> [Provided data]
+--

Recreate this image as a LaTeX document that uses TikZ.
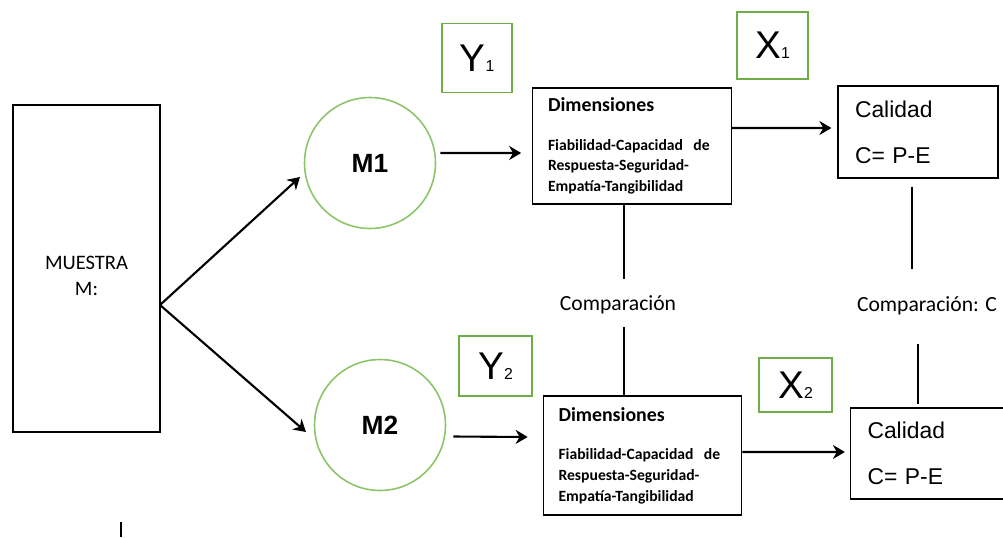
\documentclass[tikz,border=0pt]{standalone}
\usepackage{fontspec}
\setmainfont{Liberation Sans}
\newfontfamily\carlito{Carlito}
\usepackage{xcolor}
\usetikzlibrary{positioning, arrows.meta}
\definecolor{frameGreen}{HTML}{70AD47}
\definecolor{ringGreen}{HTML}{8CC46A}
\newcommand{\tagsub}[1]{{\fontsize{9}{9}\selectfont #1}}

\begin{document}
\begin{tikzpicture}[
    x=0.02cm, y=-0.02cm,
    box/.style={rectangle, draw, line width=0.7pt, inner sep=0pt},
    dimbox/.style={box, minimum width=3.97cm, align=left, text width=3.36cm, font=\carlito\bfseries\fontsize{8.9}{11.7}\selectfont},
    calbox/.style={box, minimum width=3.2cm, minimum height=1.84cm, align=left, text width=2.52cm, font=\fontsize{13}{26}\selectfont},
    ring/.style={circle, draw=ringGreen, line width=0.9pt, minimum size=2.62cm, font=\bfseries\fontsize{15}{17}\selectfont},
    tag/.style={rectangle, draw=frameGreen, line width=1pt, inner sep=0pt, font=\fontsize{22}{24}\selectfont},
    arrow/.style={-{Stealth[length=2.4mm, width=2.8mm]}, line width=1.2pt},
    link/.style={line width=1.6pt},
    note/.style={font=\carlito\fontsize{12.3}{14}\selectfont}
]
\useasboundingbox (0,0) rectangle (1003,537);

% muestra y grupos
\node[box, minimum width=2.94cm, minimum height=6.54cm, align=center, font=\carlito\fontsize{11.7}{15}\selectfont] (muestra) at (86.5,268.5) {\rule{0pt}{0.57cm}MUESTRA\\M:};
\node[ring] (m1) at (370,163) {M1};
\node[ring] (m2) at (380,425) {M2};

\coordinate (split) at (160,305);
\coordinate (m1in) at (300,177);
\coordinate (m2in) at (306,432);

% dimensiones
\node[dimbox, minimum height=2.32cm] (dim1) at (632,146) {{\fontsize{11.3}{13}\selectfont Dimensiones}\\[10.3pt]Fiabilidad-Capacidad\ \ de\\Respuesta-Seguridad-\\Empatía-Tangibilidad};
\node[dimbox, minimum height=2.38cm] (dim2) at (642.5,455.5) {{\fontsize{11.3}{13}\selectfont Dimensiones}\\[10.3pt]Fiabilidad-Capacidad\ \ de\\Respuesta-Seguridad-\\Empatía-Tangibilidad};

% calidad
\node[calbox] (cal1) at (918,132) {Calidad\\C= P-E};
\node[calbox, minimum height=1.82cm] (cal2) at (930.5,453.5) {Calidad\\C= P-E};

% variables
\node[tag, minimum width=1.4cm, minimum height=1.38cm] (y1) at (477,58) {Y\tagsub{1}};
\node[tag, minimum width=1.42cm, minimum height=1.34cm] (x1) at (772.5,45.5) {X\tagsub{1}};
\node[tag, minimum width=1.46cm, minimum height=1.2cm] (y2) at (495.5,366) {Y\tagsub{2}};
\node[tag, minimum width=1.46cm, minimum height=1.08cm] (x2) at (795.5,385) {X\tagsub{2}};

\node[note] (comp1) at (618,305) {Comparación};
\node[note] (comp2) at (927,306) {Comparación: C};

\draw[arrow] (split) -- (m1in);
\draw[arrow] (split) -- (m2in);
\draw[arrow] ([xshift=0.1cm, yshift=-0.03cm]m1.10) -- ([xshift=-0.22cm, yshift=-0.14cm]dim1.west);
\draw[arrow] ([xshift=0.16cm]m2.-10) -- ([xshift=-0.3cm, yshift=0.37cm]dim2.west);
\draw[arrow] ([yshift=0.36cm]dim1.east) -- ([xshift=-0.12cm, yshift=0.08cm]cal1.west);
\draw[arrow] ([yshift=0.07cm]dim2.east) -- ([xshift=-0.1cm, yshift=0.03cm]cal2.west);

\draw[link] ([xshift=-0.16cm]dim1.south) -- ++(0,74);
\draw[link] ([xshift=-0.37cm]dim2.north) -- ++(0,-68);
\draw[link] ([xshift=-0.12cm, yshift=-0.16cm]cal1.south) -- ++(0,82);
\draw[link] ([xshift=-0.25cm, yshift=0.06cm]cal2.north) -- ++(0,-60);

% marca suelta
\draw[line width=0.9pt] (121,522) -- (121,537);

\end{tikzpicture}
\end{document}
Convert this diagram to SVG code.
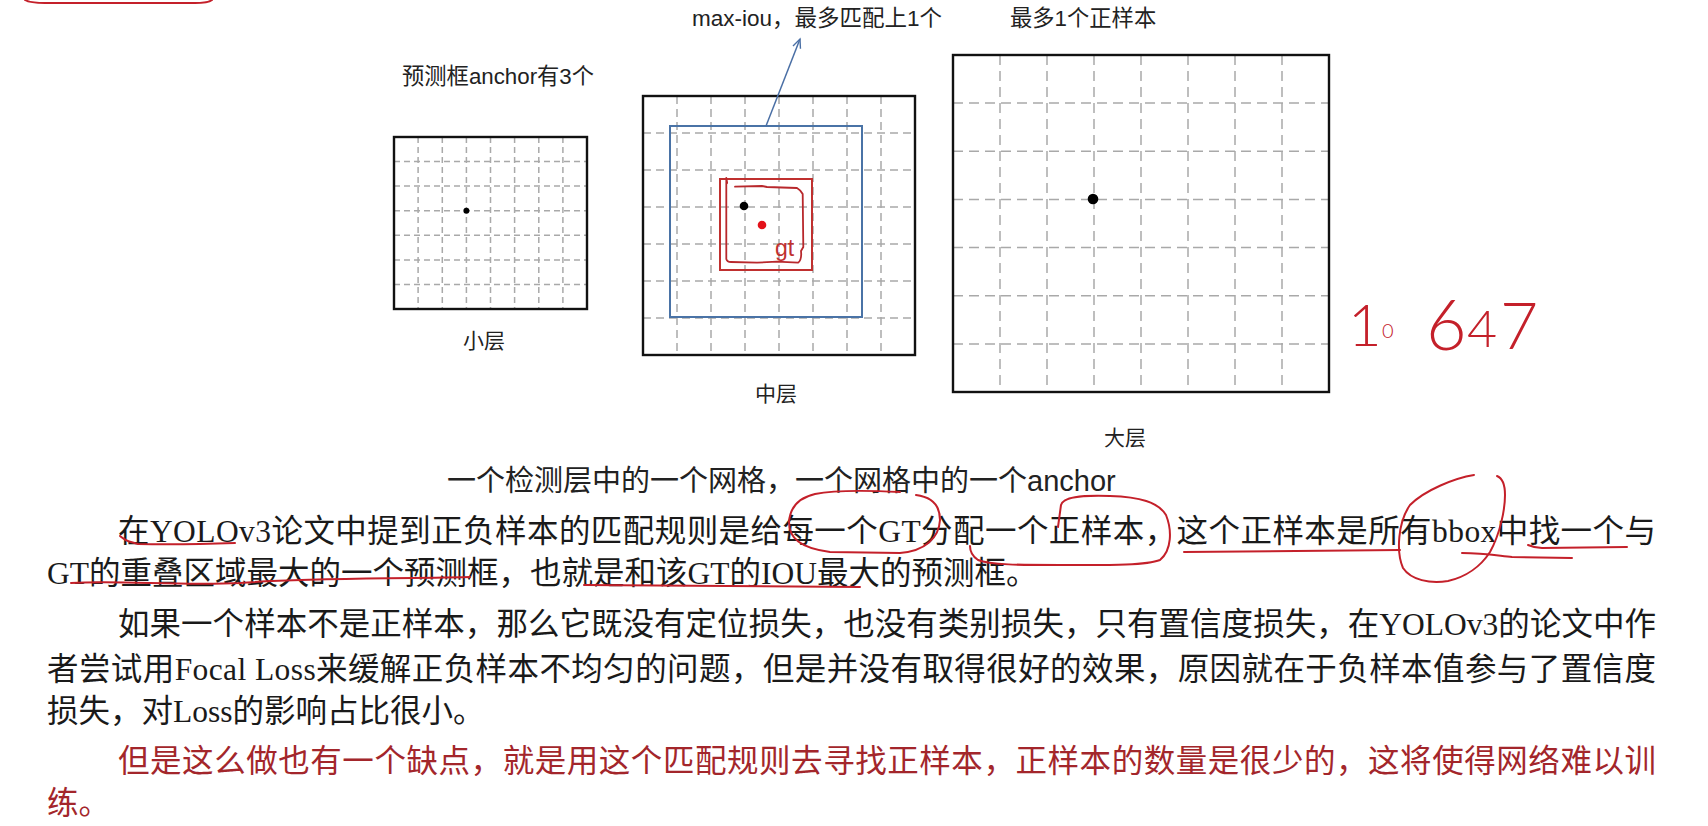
<svg xmlns="http://www.w3.org/2000/svg" width="1708" height="826" viewBox="0 0 1708 826">
<style>
  .frame{fill:none;stroke:#111;stroke-width:2.4}
  .grid{fill:none;stroke:#a9a9a9;stroke-width:1.5}
  .g-s{stroke-dasharray:6 4}
  .g-m{stroke-dasharray:8 5}
  .g-l{stroke-dasharray:10 6}
  .lbl{font-family:"Liberation Sans","Noto Sans CJK SC",sans-serif;fill:#222}
  .cap{font-family:"Liberation Serif","Noto Sans CJK SC",serif;fill:#222}
  .sans{font-family:"Liberation Sans","Noto Sans CJK SC",sans-serif}
  .body{font-family:"Liberation Serif","Noto Sans CJK SC",serif;font-size:31.5px;fill:#1a1a1a}
  .warn{fill:#a3262b}
  .ink{fill:none;stroke:#c4202a;stroke-width:2;stroke-linecap:round;stroke-linejoin:round}
  .hand{font-family:Lato,"Liberation Sans",sans-serif;font-weight:300;fill:#c4202a}
</style>
<defs>
  <marker id="open-arrow" markerWidth="12" markerHeight="12" refX="10" refY="5" orient="auto" markerUnits="userSpaceOnUse">
    <path d="M1,1 L10,5 L1,9" fill="none" stroke="#4a6fa5" stroke-width="1.4"/>
  </marker>
</defs>
<rect width="1708" height="826" fill="#fff"/>

<!-- pen mark at the top-left corner -->
<path class="ink" d="M25,0 Q30,3 45,3 L195,3 Q208,3 212,0"/>

<!-- small detection layer: 8x7 grid -->
<g id="small-layer">
  <path class="grid g-s" d="M418.1,137V309 M442.3,137V309 M466.4,137V309 M490.5,137V309 M514.6,137V309 M538.8,137V309 M562.9,137V309
    M394,161.6H587 M394,186.1H587 M394,210.7H587 M394,235.3H587 M394,259.9H587 M394,284.4H587"/>
  <rect class="frame" x="394" y="137" width="193" height="172"/>
  <circle cx="466.4" cy="210.7" r="3" fill="#000"/>
  <text class="cap" x="484" y="348" font-size="21" text-anchor="middle">小层</text>
</g>

<!-- middle detection layer with anchor box and gt -->
<g id="mid-layer">
  <path class="grid g-m" d="M677,96V355 M711,96V355 M745,96V355 M779,96V355 M813,96V355 M847,96V355 M881,96V355
    M643,133H915 M643,170H915 M643,207H915 M643,244H915 M643,281H915 M643,318H915"/>
  <rect class="frame" x="643" y="96" width="272" height="259"/>
  <rect x="670" y="126" width="192" height="191" fill="none" stroke="#4a73a6" stroke-width="2"/>
  <rect x="720" y="179" width="92" height="91" fill="none" stroke="#c0302f" stroke-width="2"/>
  <path fill="none" stroke="#b8282c" stroke-width="1.8" stroke-linecap="round" stroke-linejoin="round"
    d="M726.3,178 L727.2,183 M726.3,180 L726.3,259 Q727,262 731,262 L757,262.7 L777,261.7 L798,262.7 Q802,260 801,251 L803.3,247 L802.7,194 Q800.5,190 797,188 L767,187 L762,186 L735,186.7"/>
  <circle cx="744" cy="206" r="4.3" fill="#000"/>
  <circle cx="762" cy="225" r="4.3" fill="#e3121a"/>
  <text class="sans" x="775" y="256" font-size="23" fill="#c0302f">gt</text>
  <text class="cap" x="776" y="401" font-size="21" text-anchor="middle">中层</text>
</g>

<!-- large detection layer -->
<g id="large-layer">
  <path class="grid g-l" d="M1000,55V392 M1047,55V392 M1094,55V392 M1141,55V392 M1188,55V392 M1235,55V392 M1282,55V392
    M953,103.1H1329 M953,151.3H1329 M953,199.4H1329 M953,247.6H1329 M953,295.7H1329 M953,343.9H1329"/>
  <rect class="frame" x="953" y="55" width="376" height="337"/>
  <circle cx="1093" cy="199" r="5.3" fill="#000"/>
  <text class="cap" x="1125" y="445" font-size="21" text-anchor="middle">大层</text>
</g>

<!-- connector: anchor box to the max-iou note -->
<g id="connectors">
  <line x1="766" y1="126" x2="800" y2="39" stroke="#4a6fa5" stroke-width="1.5" marker-end="url(#open-arrow)"/>
</g>

<!-- notes above the layers -->
<g id="notes">
  <text class="lbl" x="692" y="26" font-size="22.5">max-iou，最多匹配上1个</text>
  <text class="lbl" x="1010" y="26" font-size="22.3">最多1个正样本</text>
  <text class="lbl" x="402" y="84" font-size="22.3">预测框anchor有3个</text>
</g>

<!-- handwritten number -->
<text class="hand"><tspan x="1348" y="346" font-size="58">1</tspan><tspan x="1382" y="338" font-size="20">0</tspan><tspan x="1426" y="350" font-size="70">6</tspan><tspan x="1467" y="347" font-size="52">4</tspan><tspan x="1500" y="349" font-size="66">7</tspan></text>

<!-- caption and body text -->
<g id="caption">
  <text class="cap" x="447" y="491" font-size="29">一个检测层中的一个网格，一个网格中的一个<tspan class="sans">anchor</tspan></text>
</g>
<g id="body">
  <text class="body" x="118" y="542" textLength="1538" lengthAdjust="spacing">在YOLOv3论文中提到正负样本的匹配规则是给每一个GT分配一个正样本，这个正样本是所有bbox中找一个与</text>
  <text class="body" x="47" y="584">GT的重叠区域最大的一个预测框，也就是和该GT的IOU最大的预测框。</text>
  <text class="body" x="118" y="635" textLength="1538" lengthAdjust="spacing">如果一个样本不是正样本，那么它既没有定位损失，也没有类别损失，只有置信度损失，在YOLOv3的论文中作</text>
  <text class="body" x="47" y="680" textLength="1609" lengthAdjust="spacing">者尝试用Focal Loss来缓解正负样本不均匀的问题，但是并没有取得很好的效果，原因就在于负样本值参与了置信度</text>
  <text class="body" x="47" y="722">损失，对Loss的影响占比很小。</text>
  <text class="body warn" x="118" y="772" textLength="1538" lengthAdjust="spacing">但是这么做也有一个缺点，就是用这个匹配规则去寻找正样本，正样本的数量是很少的，这将使得网络难以训</text>
  <text class="body warn" x="47" y="814">练。</text>
</g>

<!-- pen marks over the body text -->
<g id="pen-marks">
  <path class="ink" d="M120,536 Q126,541 131,542 L138,544 Q180,545 235,543"/>
  <path class="ink" d="M900,492 C860,490 830,491 815,494 C798,498 790,508 789,522 C789,538 800,548 830,552 L900,553 C925,551 939,538 940,520 C940,505 932,497 916,495"/>
  <path class="ink" d="M1058,527 L1061,505 C1063,497 1080,495 1110,496 C1140,497 1158,502 1166,515 C1172,530 1172,550 1160,560 C1145,566 1100,565 1060,565 C1020,565 990,565 978,560 C972,556 970,550 970,546"/>
  <path class="ink" d="M1184,552 L1400,550"/>
  <path class="ink" d="M1474,475 C1455,478 1425,490 1410,505 C1398,522 1396,552 1403,568 C1411,580 1430,584 1448,581 C1466,577 1481,566 1490,552 C1500,534 1505,510 1505,495 C1505,485 1502,478 1497,476"/>
  <path class="ink" d="M1462,553 C1485,553 1500,556 1512,557 L1572,558"/>
  <path class="ink" d="M1528,545 Q1535,548 1542,548 L1627,547"/>
  <path class="ink" d="M71,583 C120,580 180,586 240,583 C300,578 380,579 470,577"/>
  <path class="ink" d="M584,585 L860,587"/>
</g>
</svg>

+--

> [Exercise instructions]
Begin with the first line of the records and repeat every line up to the one with "(0,0) rectangle (1003,537);", counting that line too. Pictures are not part of the copy.

> [Exercise response]
Recreate this image as a LaTeX document that uses TikZ.
\documentclass[tikz,border=0pt]{standalone}
\usepackage{fontspec}
\setmainfont{Liberation Sans}
\newfontfamily\carlito{Carlito}
\usepackage{xcolor}
\usetikzlibrary{positioning, arrows.meta}
\definecolor{frameGreen}{HTML}{70AD47}
\definecolor{ringGreen}{HTML}{8CC46A}
\newcommand{\tagsub}[1]{{\fontsize{9}{9}\selectfont #1}}

\begin{document}
\begin{tikzpicture}[
    x=0.02cm, y=-0.02cm,
    box/.style={rectangle, draw, line width=0.7pt, inner sep=0pt},
    dimbox/.style={box, minimum width=3.97cm, align=left, text width=3.36cm, font=\carlito\bfseries\fontsize{8.9}{11.7}\selectfont},
    calbox/.style={box, minimum width=3.2cm, minimum height=1.84cm, align=left, text width=2.52cm, font=\fontsize{13}{26}\selectfont},
    ring/.style={circle, draw=ringGreen, line width=0.9pt, minimum size=2.62cm, font=\bfseries\fontsize{15}{17}\selectfont},
    tag/.style={rectangle, draw=frameGreen, line width=1pt, inner sep=0pt, font=\fontsize{22}{24}\selectfont},
    arrow/.style={-{Stealth[length=2.4mm, width=2.8mm]}, line width=1.2pt},
    link/.style={line width=1.6pt},
    note/.style={font=\carlito\fontsize{12.3}{14}\selectfont}
]
\useasboundingbox (0,0) rectangle (1003,537);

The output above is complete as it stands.